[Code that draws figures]
◇ ◇ ◇ ◇ ◇ ◇ ◇

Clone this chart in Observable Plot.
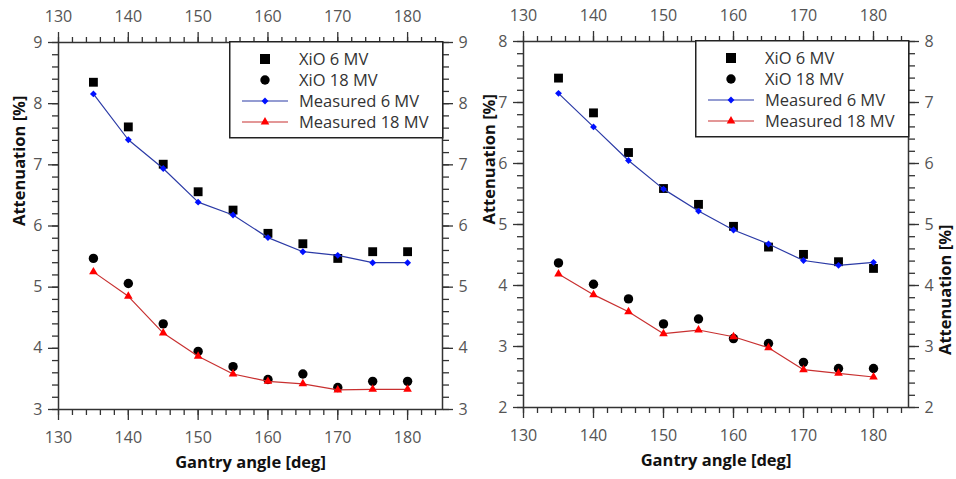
<!DOCTYPE html>
<html>
<head>
<meta charset="utf-8">
<script src="https://cdn.jsdelivr.net/npm/d3@7"></script>
<script src="https://cdn.jsdelivr.net/npm/@observablehq/plot@0.6"></script>
<style>
  html, body { margin: 0; padding: 0; background: #fff; }
  #wrap { display: flex; width: 956px; height: 479px; overflow: hidden; }
  .panel { position: relative; width: 478px; height: 479px; overflow: hidden; }
  .panel svg { overflow: hidden; }
  .legend { position: absolute; }
</style>
</head>
<body>
<div id="wrap">
  <div class="panel" id="left"></div>
  <div class="panel" id="right"></div>
</div>
<script>
// ---- data ----
const angles = [135, 140, 145, 150, 155, 160, 165, 170, 175, 180];

// left panel
const xio6L  = [8.35, 7.62, 7.01, 6.56, 6.26, 5.88, 5.71, 5.47, 5.58, 5.58];
const meas6L = [8.16, 7.41, 6.94, 6.39, 6.18, 5.81, 5.58, 5.52, 5.40, 5.40];
const xio18L = [5.47, 5.06, 4.40, 3.95, 3.70, 3.49, 3.58, 3.36, 3.46, 3.46];
const meas18L= [5.25, 4.85, 4.25, 3.87, 3.58, 3.46, 3.42, 3.32, 3.33, 3.33];

// right panel
const xio6R  = [7.40, 6.83, 6.18, 5.59, 5.33, 4.97, 4.63, 4.51, 4.39, 4.28];
const meas6R = [7.15, 6.60, 6.05, 5.58, 5.22, 4.91, 4.68, 4.41, 4.33, 4.38];
const xio18R = [4.37, 4.02, 3.78, 3.37, 3.45, 3.13, 3.05, 2.74, 2.64, 2.64];
const meas18R= [4.19, 3.85, 3.57, 3.21, 3.27, 3.16, 2.98, 2.62, 2.56, 2.50];

const xTicks = [130, 140, 150, 160, 170, 180];
const seriesNames = ["XiO 6 MV", "XiO 18 MV", "Measured 6 MV", "Measured 18 MV"];
const xTitle = "Gantry angle [deg]";
const yTitle = "Attenuation [%]";

// ---- styles ----
const FONT = "'Open Sans', 'DejaVu Sans', sans-serif";
const TICK_STROKE = "#333";
const LABEL_FILL = "#555";
const BLUE_LINE = "#2b3aa6", BLUE_DOT = "#0010ff";
const RED_LINE = "#c83030", RED_DOT = "#ff0000";

function rows(ys) { return angles.map((a, i) => ({x: a, y: ys[i]})); }

function makePanel({xio6, meas6, xio18, meas18, yMin, yMax, margins, leftTitle, rightTitle}) {
  const yMajor = d3.range(yMin, yMax + 1);
  const yMinor = d3.range(yMin * 5, yMax * 5 + 1).map(d => d / 5);
  const xMinor = d3.range(130, 185, 2);
  const axisCommon = {label: null, stroke: TICK_STROKE, fill: LABEL_FILL, strokeWidth: 1.3, fontSize: 16, tickFormat: "d"};
  const minorCommon = {label: null, stroke: TICK_STROKE, fill: "none", strokeWidth: 1.3, tickFormat: () => ""};
  const titleStyle = {text: d => d, fontWeight: "bold", fontSize: 16.5, fill: "#111"};
  return Plot.plot({
    width: 478,
    height: 479,
    ...margins,
    style: {fontFamily: FONT, fontSize: "16px", background: "white"},
    x: {domain: [130, 185]},
    y: {domain: [yMin, yMax]},
    marks: [
      Plot.axisX({...axisCommon, anchor: "bottom", ticks: xTicks, tickSize: 11, tickPadding: 11}),
      Plot.axisX({...axisCommon, anchor: "top", ticks: xTicks, tickSize: 11, tickPadding: 10}),
      Plot.axisX({...minorCommon, anchor: "bottom", ticks: xMinor, tickSize: 6}),
      Plot.axisX({...minorCommon, anchor: "top", ticks: xMinor, tickSize: 6}),
      Plot.axisY({...axisCommon, anchor: "left", ticks: yMajor, tickSize: 10, tickPadding: 6}),
      Plot.axisY({...axisCommon, anchor: "right", ticks: yMajor, tickSize: 10, tickPadding: 6}),
      Plot.axisY({...minorCommon, anchor: "left", ticks: yMinor, tickSize: 6}),
      Plot.axisY({...minorCommon, anchor: "right", ticks: yMinor, tickSize: 6}),
      Plot.frame({stroke: TICK_STROKE, strokeWidth: 1.5}),
      Plot.text([xTitle], {...titleStyle, frameAnchor: "bottom", dy: 53, lineAnchor: "middle"}),
      leftTitle ? Plot.text([yTitle], {...titleStyle, frameAnchor: "left", dx: leftTitle, rotate: -90}) : null,
      rightTitle ? Plot.text([yTitle], {...titleStyle, frameAnchor: "right", dx: rightTitle, rotate: -90}) : null,
      Plot.dot(rows(xio6), {x: "x", y: "y", symbol: "square", r: 5, fill: "#000", stroke: "none"}),
      Plot.dot(rows(xio18), {x: "x", y: "y", symbol: "circle", r: 4.7, fill: "#000", stroke: "none"}),
      Plot.line(rows(meas6), {x: "x", y: "y", stroke: BLUE_LINE, strokeWidth: 1.2}),
      Plot.dot(rows(meas6), {x: "x", y: "y", symbol: "diamond2", r: 3.1, fill: BLUE_DOT, stroke: "none"}),
      Plot.line(rows(meas18), {x: "x", y: "y", stroke: RED_LINE, strokeWidth: 1.2}),
      Plot.dot(rows(meas18), {x: "x", y: "y", symbol: "triangle", r: 3.2, fill: RED_DOT, stroke: "none"})
    ]
  });
}

function makeLegend(left, top) {
  const w = 213, h = 96;
  const svg = d3.create("svg").attr("class", "legend").attr("width", w + 2).attr("height", h + 2)
    .style("left", left + "px").style("top", top + "px").style("position", "absolute")
    .style("font-family", FONT);
  svg.append("rect").attr("x", 0.75).attr("y", 0.75).attr("width", w).attr("height", h)
    .attr("fill", "white").attr("stroke", "#222").attr("stroke-width", 1.5);
  const rowY = [18, 39, 60, 81];
  const sx = 36;
  const sym = d3.symbol();
  seriesNames.forEach((name, i) => {
    const g = svg.append("g").attr("transform", `translate(0,${rowY[i]})`);
    if (i === 0) g.append("path").attr("d", sym.type(d3.symbolSquare).size(100)()).attr("transform", `translate(${sx},0)`).attr("fill", "#000");
    if (i === 1) g.append("path").attr("d", sym.type(d3.symbolCircle).size(69)()).attr("transform", `translate(${sx},0)`).attr("fill", "#000");
    if (i === 2) {
      g.append("line").attr("x1", 13).attr("x2", 59).attr("stroke", BLUE_LINE).attr("stroke-width", 1.2);
      g.append("path").attr("d", sym.type(d3.symbolDiamond2).size(30)()).attr("transform", `translate(${sx},0)`).attr("fill", BLUE_DOT);
    }
    if (i === 3) {
      g.append("line").attr("x1", 13).attr("x2", 59).attr("stroke", RED_LINE).attr("stroke-width", 1.2);
      g.append("path").attr("d", sym.type(d3.symbolTriangle).size(32)()).attr("transform", `translate(${sx},0)`).attr("fill", RED_DOT);
    }
    g.append("text").attr("x", 70).attr("y", 0).attr("dy", "0.35em").attr("font-size", 16.5).attr("fill", "#333").text(name);
  });
  return svg.node();
}

const leftEl = document.getElementById("left");
leftEl.append(makePanel({xio6: xio6L, meas6: meas6L, xio18: xio18L, meas18: meas18L, yMin: 3, yMax: 9,
  margins: {marginLeft: 58, marginRight: 36, marginTop: 42, marginBottom: 70}, leftTitle: -39, rightTitle: null}));
leftEl.append(makeLegend(229, 41));

const rightEl = document.getElementById("right");
rightEl.append(makePanel({xio6: xio6R, meas6: meas6R, xio18: xio18R, meas18: meas18R, yMin: 2, yMax: 8,
  margins: {marginLeft: 45, marginRight: 48, marginTop: 41, marginBottom: 72}, leftTitle: -34, rightTitle: 37}));
rightEl.append(makeLegend(217, 40));
</script>
</body>
</html>
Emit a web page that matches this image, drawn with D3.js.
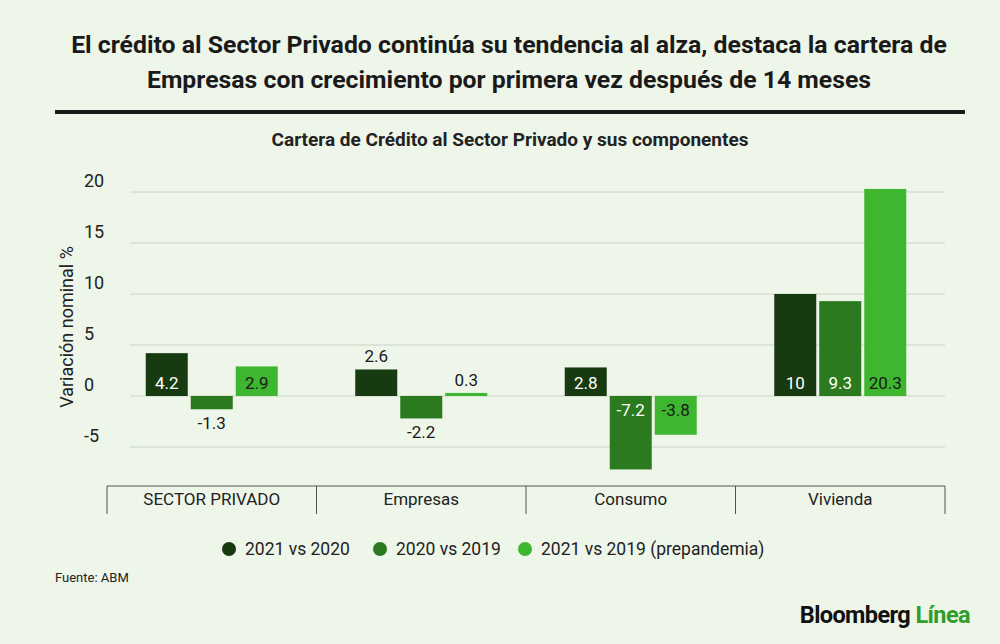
<!DOCTYPE html><html><head><meta charset="utf-8">
<script src="https://cdn.jsdelivr.net/npm/d3@7"></script>
<style>body{margin:0;background:#eef5e9;font-family:Roboto,sans-serif}</style></head><body>
<svg id="c" width="1000" height="644"></svg>
<script>
const categories=["SECTOR PRIVADO","Empresas","Consumo","Vivienda"];
const seriesNames=["2021 vs 2020","2020 vs 2019","2021 vs 2019 (prepandemia)"];
const s2021v2020=[4.2,2.6,2.8,10];
const s2020v2019=[-1.3,-2.2,-7.2,9.3];
const s2021v2019=[2.9,0.3,-3.8,20.3];
const yTicks=[-5,0,5,10,15,20];
const colors=["#183a10","#2c7a1f","#3fb62f"];
const textCol=["#fff","#fff","#1a1a1a"];
const series=[s2021v2020,s2020v2019,s2021v2019];
const svg=d3.select("#c");
svg.append("rect").attr("width",1000).attr("height",644).attr("fill","#eef5e9");
const t=svg.append("text").attr("x",509).attr("text-anchor","middle").attr("font-weight",700).attr("font-size",24.8).attr("fill","#1a1a1a");
t.append("tspan").attr("x",509).attr("y",53).text("El crédito al Sector Privado continúa su tendencia al alza, destaca la cartera de");
t.append("tspan").attr("x",509).attr("y",88).text("Empresas con crecimiento por primera vez después de 14 meses");
svg.append("rect").attr("x",55).attr("y",110).attr("width",910).attr("height",4).attr("fill","#1a1a1a");
svg.append("text").attr("x",510).attr("y",146).attr("text-anchor","middle").attr("font-weight",700).attr("font-size",19).attr("fill","#222").text("Cartera de Crédito al Sector Privado y sus componentes");
const y=d3.scaleLinear().domain([0,20]).range([396,192]);
const x=d3.scaleBand().domain(categories).range([107,945]);
const g=svg.append("g");
yTicks.forEach(v=>{
 g.append("line").attr("x1",130).attr("x2",945).attr("y1",y(v)).attr("y2",y(v)).attr("stroke","#c9d6c2").attr("stroke-width",1);
 g.append("text").attr("x",84).attr("y",y(v)-5).attr("font-size",18).attr("fill","#222").text(v);
});
svg.append("text").attr("transform","translate(73,327) rotate(-90)").attr("text-anchor","middle").attr("font-size",18).attr("fill","#222").text("Variación nominal %");
const bw=42,gap=3;
categories.forEach((c,i)=>{
 const cx=x(c)+x.bandwidth()/2;
 series.forEach((s,j)=>{
  const v=s[i],bx=cx+(j-1)*(bw+gap)-bw/2;
  const y0=y(Math.max(0,v)),h=Math.abs(y(v)-y(0));
  svg.append("rect").attr("x",bx).attr("y",y0).attr("width",bw).attr("height",h).attr("fill",colors[j]);
  let ly,fill;
  if(Math.abs(v)>=2.7){fill=textCol[j];ly=v>0?y(0)-7:y(0)+20;}
  else{fill="#1a1a1a";ly=v>0?y(v)-7:y(v)+20;}
  svg.append("text").attr("x",bx+bw/2).attr("y",ly).attr("text-anchor","middle").attr("font-size",17).attr("fill",fill).text(v);
 });
});
svg.append("line").attr("x1",107).attr("x2",945).attr("y1",486).attr("y2",486).attr("stroke","#555");
[...categories.map(c=>x(c)),945].forEach(px=>svg.append("line").attr("x1",px).attr("x2",px).attr("y1",486).attr("y2",514).attr("stroke","#555"));
categories.forEach(c=>svg.append("text").attr("x",x(c)+x.bandwidth()/2).attr("y",505).attr("text-anchor","middle").attr("font-size",17).attr("fill","#222").text(c));
const lx=[229,380,525];
seriesNames.forEach((n,j)=>{
 svg.append("circle").attr("cx",lx[j]).attr("cy",549).attr("r",7).attr("fill",colors[j]);
 svg.append("text").attr("x",lx[j]+16).attr("y",555).attr("font-size",17.5).attr("fill","#222").text(n);
});
svg.append("text").attr("x",55).attr("y",582).attr("font-size",13).attr("fill","#222").text("Fuente: ABM");
const lg=svg.append("text").attr("x",970).attr("y",623).attr("text-anchor","end").attr("font-weight",700).attr("font-size",23.5).attr("letter-spacing",-0.6);
lg.append("tspan").attr("fill","#111").text("Bloomberg ");
lg.append("tspan").attr("fill","#2f9e2a").text("Línea");
</script></body></html>
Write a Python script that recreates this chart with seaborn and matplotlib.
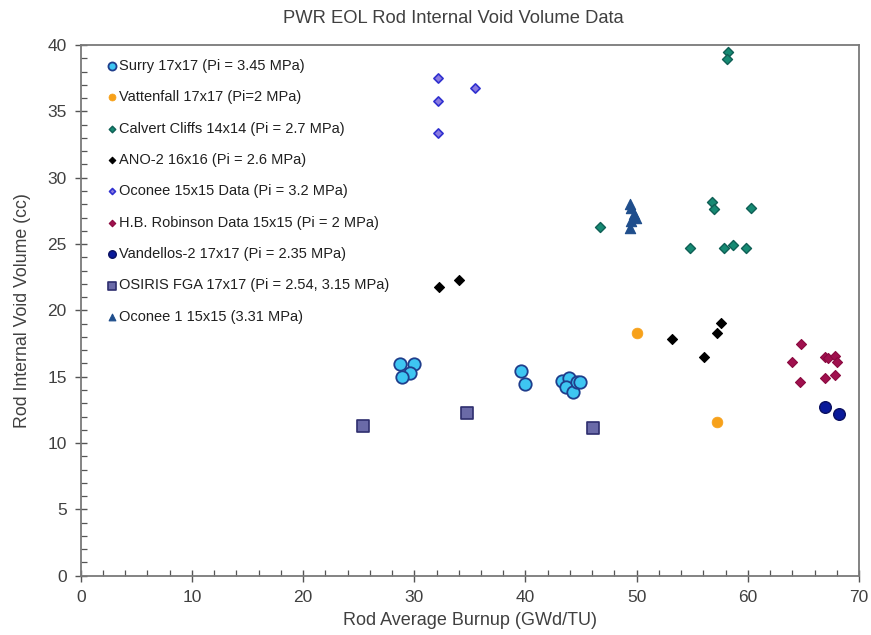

◇ ◇ ◇ ◇ ◇ ◇ ◇

Your instructions –
Set down word for word the lines from the first entry through the line with "170, 175, 180];", both included, omitting pictures.

Final result –
Clone this chart in Observable Plot.
<!DOCTYPE html>
<html>
<head>
<meta charset="utf-8">
<script src="https://cdn.jsdelivr.net/npm/d3@7"></script>
<script src="https://cdn.jsdelivr.net/npm/@observablehq/plot@0.6"></script>
<style>
  html, body { margin: 0; padding: 0; background: #fff; }
  #wrap { display: flex; width: 956px; height: 479px; overflow: hidden; }
  .panel { position: relative; width: 478px; height: 479px; overflow: hidden; }
  .panel svg { overflow: hidden; }
  .legend { position: absolute; }
</style>
</head>
<body>
<div id="wrap">
  <div class="panel" id="left"></div>
  <div class="panel" id="right"></div>
</div>
<script>
// ---- data ----
const angles = [135, 140, 145, 150, 155, 160, 165, 170, 175, 180];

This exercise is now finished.